Brand Finance also uses its Global Brand Equity Monitor (GBEM) research to compile a Sustainability Perceptions Index which determines the role of sustainability in driving brand consideration across sectors.

In the mining sector, sustainability drives 8.3% of customer consideration.

Brand Finance’s perceptual data also offers insight into which brands global consumers believe to be most committed to sustainability.

The Index displays the proportion of brand value attributable to sustainability perceptions for individual brands.

This Sustainability Perceptions Value (SPV) is the financial value contingent on a brand’s reputation for acting sustainably.

From here, Brand Finance’s perceptual research is analysed alongside CSRHub’s environmental, social and governance (ESG) performance data to determine a brand’s ‘gap value’. This is the value at risk, or value to be gained, arising from the difference between sustainability perceptions and actual performance.

As sustainability concerns continue, the mining sector faces escalating pressure to adapt to the global energy transition, Brand Finance points out.

The 2024 Sustainability Perceptions Index finds that, in the mining sector, South Korean brand Posco has the highest SPV of $513-million, while BHP has the second highest SPV at $500-million.
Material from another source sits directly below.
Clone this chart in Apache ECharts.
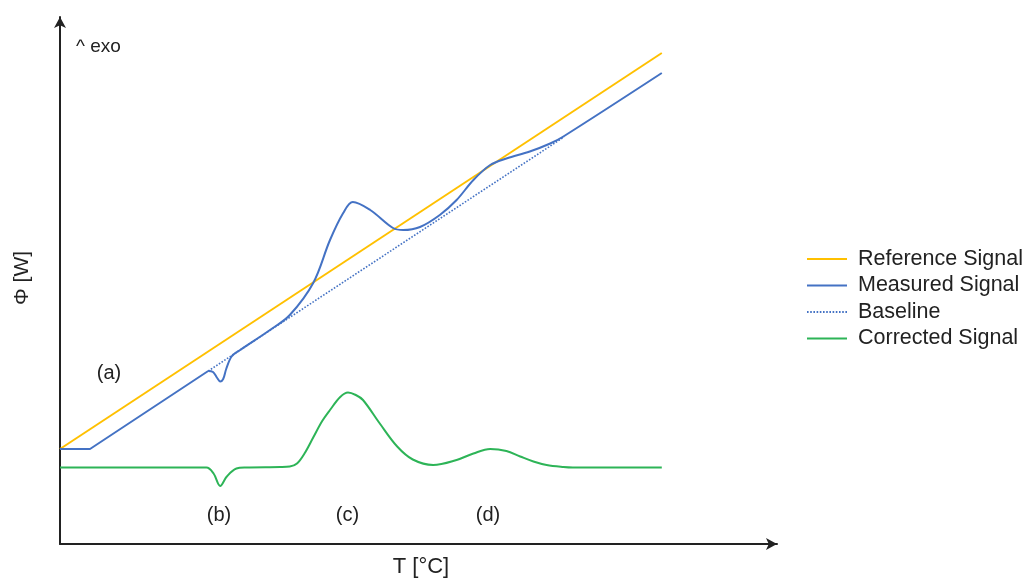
<!DOCTYPE html>
<html>
<head>
<meta charset="utf-8">
<script src="https://cdn.jsdelivr.net/npm/echarts@6/dist/echarts.min.js"></script>
<style>
  html, body { margin: 0; padding: 0; background: #ffffff; }
  #chart { width: 1027px; height: 584px; }
</style>
</head>
<body>
<div id="chart"></div>
<script>
// DSC schematic: heat flow Φ against temperature T (arbitrary units)
const seriesNames = ['Reference Signal', 'Measured Signal', 'Baseline', 'Corrected Signal'];

const referenceSignal = [[0, 19], [100.3, 98.2]];

// straight start-up ramp of the measured signal
const measuredRamp = [[0, 19], [5, 19], [24.7, 34.6]];

// curved part of the measured signal, with the three thermal events
const measuredSignal = [
  [24.7, 34.6], [25.5, 34.4], [26.2, 33.2], [26.7, 32.5],
  [27.2, 33.0], [27.7, 35.0], [28.6, 37.5], [29.9, 38.7], [35, 42.8],
  [38.3, 45.8], [42.2, 52.2], [45, 60.8], [47.2, 66.2], [48.8, 68.4],
  [51.7, 66.8], [55.5, 63.2], [57.2, 62.8], [60, 63.4], [63.3, 65.8],
  [66.1, 68.8], [68.9, 72.8], [71.7, 75.8], [74.4, 77.1],
  [78.3, 78.5], [81.7, 80.1], [83.9, 81.5], [100.3, 94.2]
];

const baseline = [[24.7, 34.6], [84, 81.4]];

const correctedSignal = [
  [0, 15.3], [24.4, 15.3], [25.6, 14.1], [26.7, 11.6], [27.8, 13.5],
  [29.4, 15.1], [31, 15.3], [36.7, 15.4], [38.3, 15.5], [39.5, 16.1],
  [40.8, 18.2], [42.2, 21.3], [43.7, 24.6], [45, 26.8], [46.7, 29.4],
  [48, 30.3], [49.3, 29.8], [50.5, 28.8], [53.3, 24.1], [56.2, 19.5],
  [58.8, 16.9], [62.2, 15.8], [66.1, 16.8], [68.9, 18.1], [71.7, 19.0],
  [74.4, 18.6], [76.7, 17.5], [78.9, 16.5], [81.1, 15.8], [83.9, 15.4],
  [85.5, 15.3], [100.3, 15.3]
];

const peakLabels = ['(a)', '(b)', '(c)', '(d)'];

const colors = {
  reference: '#FFC000',
  measured: '#4472C4',
  corrected: '#2DB457',
  axis: '#222222',
  text: '#222222'
};

const chart = echarts.init(document.getElementById('chart'), null, { renderer: 'canvas' });

const textFont = 'Liberation Sans, Arial, Helvetica, sans-serif';

function lineSeries(name, data, color, opts) {
  return Object.assign({
    name: name,
    type: 'line',
    data: data,
    symbol: 'none',
    smooth: 0.35,
    lineStyle: { color: color, width: 2 },
    itemStyle: { color: color },
    emphasis: { disabled: true },
    animation: false
  }, opts || {});
}

function label(text, x, y, size) {
  return { type: 'text', x: x, y: y,
    style: { text: text, font: size + 'px ' + textFont, fill: colors.text,
      align: 'center', verticalAlign: 'middle' } };
}

const option = {
  backgroundColor: '#ffffff',
  animation: false,
  grid: { left: 60, right: 250, top: 17, bottom: 40, containLabel: false },
  xAxis: {
    type: 'value', min: 0, max: 119.5,
    axisLine: { show: true, symbol: ['none', 'arrow'], symbolSize: [9, 11],
      lineStyle: { color: colors.axis, width: 2 } },
    axisTick: { show: false }, axisLabel: { show: false }, splitLine: { show: false }
  },
  yAxis: {
    type: 'value', min: 0, max: 105.4,
    axisLine: { show: true, symbol: ['none', 'arrow'], symbolSize: [9, 11],
      lineStyle: { color: colors.axis, width: 2 } },
    axisTick: { show: false }, axisLabel: { show: false }, splitLine: { show: false }
  },
  legend: {
    orient: 'vertical',
    left: 801, top: 243,
    itemWidth: 40, itemHeight: 14, itemGap: 4.5,
    data: seriesNames,
    itemStyle: { opacity: 0 },
    textStyle: { fontFamily: textFont, fontSize: 21.5, lineHeight: 22, color: colors.text,
      padding: [0, 0, 0, 6] },
    selectedMode: false
  },
  graphic: [
    { type: 'text', left: 76, top: 37, style: { text: '^ exo', font: '19px ' + textFont, fill: colors.text } },
    { type: 'text', x: 22, y: 278, rotation: Math.PI / 2,
      style: { text: 'Φ [W]', font: '21px ' + textFont, fill: colors.text, align: 'center', verticalAlign: 'middle' } },
    label('T [°C]', 421, 567, 22),
    label(peakLabels[0], 109, 373, 20),
    label(peakLabels[1], 219, 515, 20),
    label(peakLabels[2], 347.5, 515, 20),
    label(peakLabels[3], 488, 515, 20)
  ],
  series: [
    lineSeries(seriesNames[0], referenceSignal, colors.reference, { smooth: false }),
    lineSeries(seriesNames[1], measuredRamp, colors.measured, { smooth: false }),
    lineSeries(seriesNames[1], measuredSignal, colors.measured),
    lineSeries(seriesNames[2], baseline, colors.measured, {
      smooth: false,
      lineStyle: { color: colors.measured, width: 1.6, type: [1.6, 1.6] }
    }),
    lineSeries(seriesNames[3], correctedSignal, colors.corrected)
  ]
};

chart.setOption(option);
</script>
</body>
</html>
Posco’s perceptual and performance scores on sustainability were above the mining sector average across all ESG dimensions.

In addressing this, Posco announced last year its new vision, “Better World with Green Steel”, that embodies its 2050 carbon neutrality goal, with plans to finalise the commercialisation of its hydrogen reduction steel technology by 2030.

Similarly, BHP commands high sustainability perceptions owing to its ambitious emissions reduction targets, commitment to achieving net-zero operational emissions by 2050, and considerable investments in cleaner technologies, demonstrating its dedication to addressing global climate change.